Dear Sufjan Stevens: De-Clutter Your Life (Or At Least Your Live Show)
Dear Sufjan Stevens,
Hey there! Big fan. Hope all’s well. Before anything else, a quick thanks for making my favorite album of last year. There were a lot of great albums released last year, but Carrie & Lowell was the one that was the most moving, for me. Thanks for that!
So, I just watched you headline Pitchfork Music Festival on Saturday night, and I’m writing out of concern. This is the fifth time I’ve seen you in concert, and it was by far the most perplexing performance of yours I’ve witnessed. You ended with a Prince cover while wearing a helmet sporting several balloons. You said at the beginning that you wanted to make this show upbeat after a year of touring behind such a sad record, and then played your saddest song ever, “Fourth of July.” You broke out the vocoder, again! What’s going on, Suf? Are you okay?

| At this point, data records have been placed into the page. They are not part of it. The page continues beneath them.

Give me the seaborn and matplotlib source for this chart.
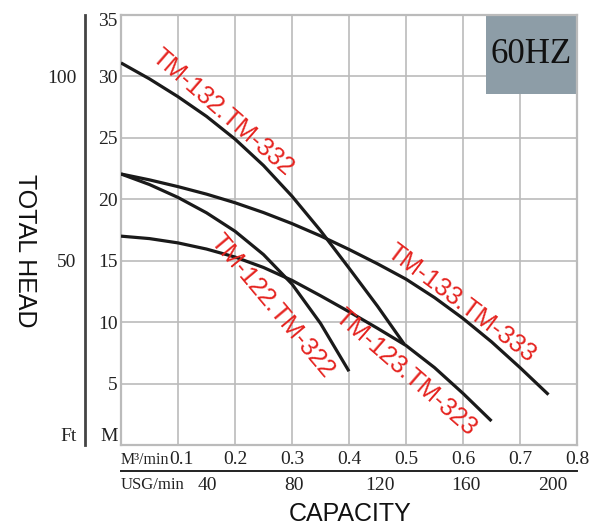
import numpy as np
import pandas as pd
import matplotlib
matplotlib.use("Agg")
import matplotlib.pyplot as plt
import matplotlib.transforms as mtransforms
from matplotlib.patches import Rectangle
import seaborn as sns

# ---------------- data ----------------
flow_132 = [0.00, 0.05, 0.10, 0.15, 0.20, 0.25, 0.30, 0.35, 0.40, 0.45, 0.497]
head_132 = [31.1, 29.8, 28.35, 26.75, 24.9, 22.75, 20.25, 17.45, 14.4, 11.3, 8.2]

flow_133 = [0.00, 0.05, 0.10, 0.15, 0.20, 0.25, 0.30, 0.35, 0.40, 0.45, 0.50, 0.55, 0.60, 0.65, 0.70, 0.75]
head_133 = [22.06, 21.58, 21.03, 20.42, 19.72, 18.92, 18.02, 17.02, 15.92, 14.75, 13.5, 12.0, 10.3, 8.4, 6.3, 4.1]

flow_122 = [0.00, 0.05, 0.10, 0.15, 0.20, 0.25, 0.30, 0.35, 0.40]
head_122 = [22.06, 21.2, 20.15, 18.9, 17.4, 15.5, 13.1, 9.9, 6.0]

flow_123 = [0.00, 0.05, 0.10, 0.15, 0.20, 0.25, 0.30, 0.35, 0.40, 0.45, 0.50, 0.55, 0.60, 0.65]
head_123 = [17.0, 16.8, 16.45, 15.95, 15.3, 14.45, 13.4, 12.15, 10.85, 9.5, 8.1, 6.3, 4.2, 1.95]

models = ["TM-132.TM-332", "TM-133.TM-333", "TM-122.TM-322", "TM-123.TM-323"]

m3_ticks = [0.1, 0.2, 0.3, 0.4, 0.5, 0.6, 0.7, 0.8]
m3_labels = ["0.1", "0.2", "0.3", "0.4", "0.5", "0.6", "0.7", "0.8"]
usg_ticks = [40, 80, 120, 160, 200]
usg_labels = ["40", "80", "120", "160", "200"]
m_ticks = [5, 10, 15, 20, 25, 30, 35]
m_labels = ["5", "10", "15", "20", "25", "30", "35"]
ft_ticks = [50, 100]
ft_labels = ["50", "100"]

GAL_PER_M3 = 264.172
FT_PER_M = 3.33

# ---------------- build table ----------------
frames = []
for name, fx, hy in zip(models,
                        [flow_132, flow_133, flow_122, flow_123],
                        [head_132, head_133, head_122, head_123]):
    frames.append(pd.DataFrame({"model": name, "flow": fx, "head": hy}))
df = pd.concat(frames, ignore_index=True)

# ---------------- style ----------------
sns.set_style("white")
plt.rcParams["font.family"] = ["Liberation Serif", "DejaVu Serif"]
SANS = ["Liberation Sans", "DejaVu Sans"]
GRID = "#BBBBBB"
RED = "#E5231F"

fig = plt.figure(figsize=(5.98, 5.28), dpi=100)
ax = fig.add_axes([121 / 598, 1 - 445 / 528, 456 / 598, 430 / 528])

ax.set_xlim(0, 0.8)
ax.set_ylim(0, 35)
ax.set_xticks(m3_ticks)
ax.set_xticklabels(m3_labels)
ax.set_yticks(m_ticks)
ax.set_yticklabels(m_labels)
ax.tick_params(axis="both", length=0, labelsize=14, colors="#222222")
ax.tick_params(axis="x", pad=4)
ax.tick_params(axis="y", pad=2.5)
ax.grid(True, color=GRID, linewidth=1.2)
ax.set_axisbelow(True)
for s in ax.spines.values():
    s.set_color(GRID)
    s.set_linewidth(1.6)

# shift the first flow label a little right and the top head label down (as in reference)
lab0 = ax.get_xticklabels()[0]
lab0.set_transform(lab0.get_transform() + mtransforms.ScaledTranslation(3 / 100, 0, fig.dpi_scale_trans))
labtop = ax.get_yticklabels()[-1]
labtop.set_transform(labtop.get_transform() + mtransforms.ScaledTranslation(0, -4 / 100, fig.dpi_scale_trans))

# curves
sns.lineplot(data=df, x="flow", y="head", hue="model",
             palette={m: "#1A1A1A" for m in models},
             estimator=None, sort=False, legend=False,
             linewidth=2.3, ax=ax, zorder=3)
for ln in ax.get_lines():
    ln.set_solid_joinstyle("round")
    ln.set_solid_capstyle("butt")
ax.set_xlabel("")
ax.set_ylabel("")

# 60HZ box
ax.add_patch(Rectangle((0.8004, 0.8163), 0.1996, 0.1837, transform=ax.transAxes,
                       facecolor="#8D9DA7", edgecolor="none", zorder=2))
ax.text(0.9, 0.907, "60HZ", transform=ax.transAxes, ha="center", va="center",
        fontsize=25, color="#111111", zorder=4)

# curve labels
label_pos = {
    "TM-132.TM-332": (0.178, 27.1, -41),
    "TM-133.TM-333": (0.597, 11.55, -37),
    "TM-122.TM-322": (0.265, 11.3, -50),
    "TM-123.TM-323": (0.499, 5.9, -41),
}
for name in models:
    x, y, rot = label_pos[name]
    ax.text(x, y, name, rotation=rot, rotation_mode="anchor", ha="center", va="center",
            fontsize=18, color=RED, family=SANS, zorder=5)

# "M" at zero, metres
ax.text(-0.007, 0.0, "M", transform=ax.transAxes, ha="right", va="bottom",
        fontsize=14, color="#222222")

# feet axis
secy = ax.secondary_yaxis(-0.079, functions=(lambda m: m * FT_PER_M, lambda f: f / FT_PER_M))
secy.set_yticks(ft_ticks)
secy.set_yticklabels(ft_labels)
secy.tick_params(length=0, pad=6, labelsize=14, colors="#222222")
secy.spines["left"].set_color("#444444")
secy.spines["left"].set_linewidth(2)
ax.text(-0.098, 0.0, "Ft", transform=ax.transAxes, ha="right", va="bottom",
        fontsize=14, color="#222222")

# USG axis
secx = ax.secondary_xaxis(-0.0605, functions=(lambda q: q * GAL_PER_M3, lambda g: g / GAL_PER_M3))
secx.set_xticks(usg_ticks)
secx.set_xticklabels(usg_labels)
secx.tick_params(length=0, pad=4, labelsize=14, colors="#222222")
secx.spines["bottom"].set_color("#222222")
secx.spines["bottom"].set_linewidth(1.4)

ax.text(0.0, -0.036, "M³/min", transform=ax.transAxes, ha="left", va="center",
        fontsize=11.5, color="#222222")
ax.text(0.0, -0.094, "USG/min", transform=ax.transAxes, ha="left", va="center",
        fontsize=12, color="#222222")

# axis titles
fig.text(0.585, 0.027, "CAPACITY", ha="center", va="center", fontsize=18,
         family=SANS, color="#111111")
fig.text(0.042, 0.525, "TOTAL HEAD", ha="center", va="center", rotation=-90,
         fontsize=18, family=SANS, color="#111111")

fig.savefig("out.png", dpi=100)
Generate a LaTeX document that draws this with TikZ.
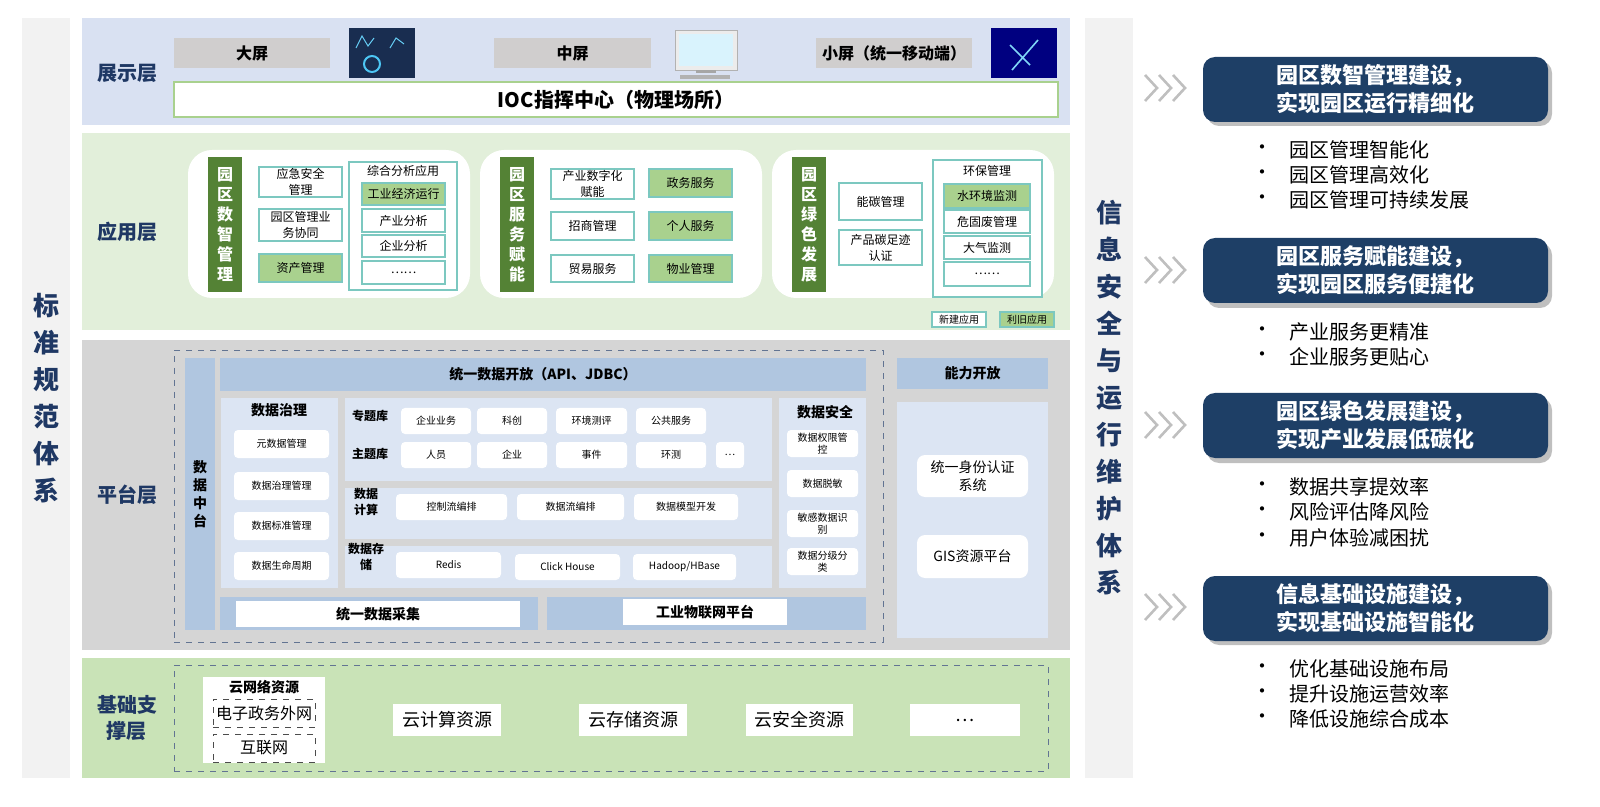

Let me level with you: I’m not a fan of The Age of Adz. Your 2010 electronic opus was fiercely beloved by a lot of critics and a few of my stranger friends, but personally, I don’t get down with the glitchy beats, pseudo-spiritual mantras or noise experimentations, especially when compared to your brilliantly intimate lo-fi. I’d rather watch you wax poetic on a banjo instead of physically smash that banjo, put on a giant disco-ball jumpsuit, climb up a shimmering ladder and sing a 25-minute anthem, as you did on Saturday night. When you focus on The Age of Adz in your live shows, you—one of this century’s most accomplished folk-leaning artists—go maximalist, surreal and goofy. You take your sound and inject some theatrical goo in its center.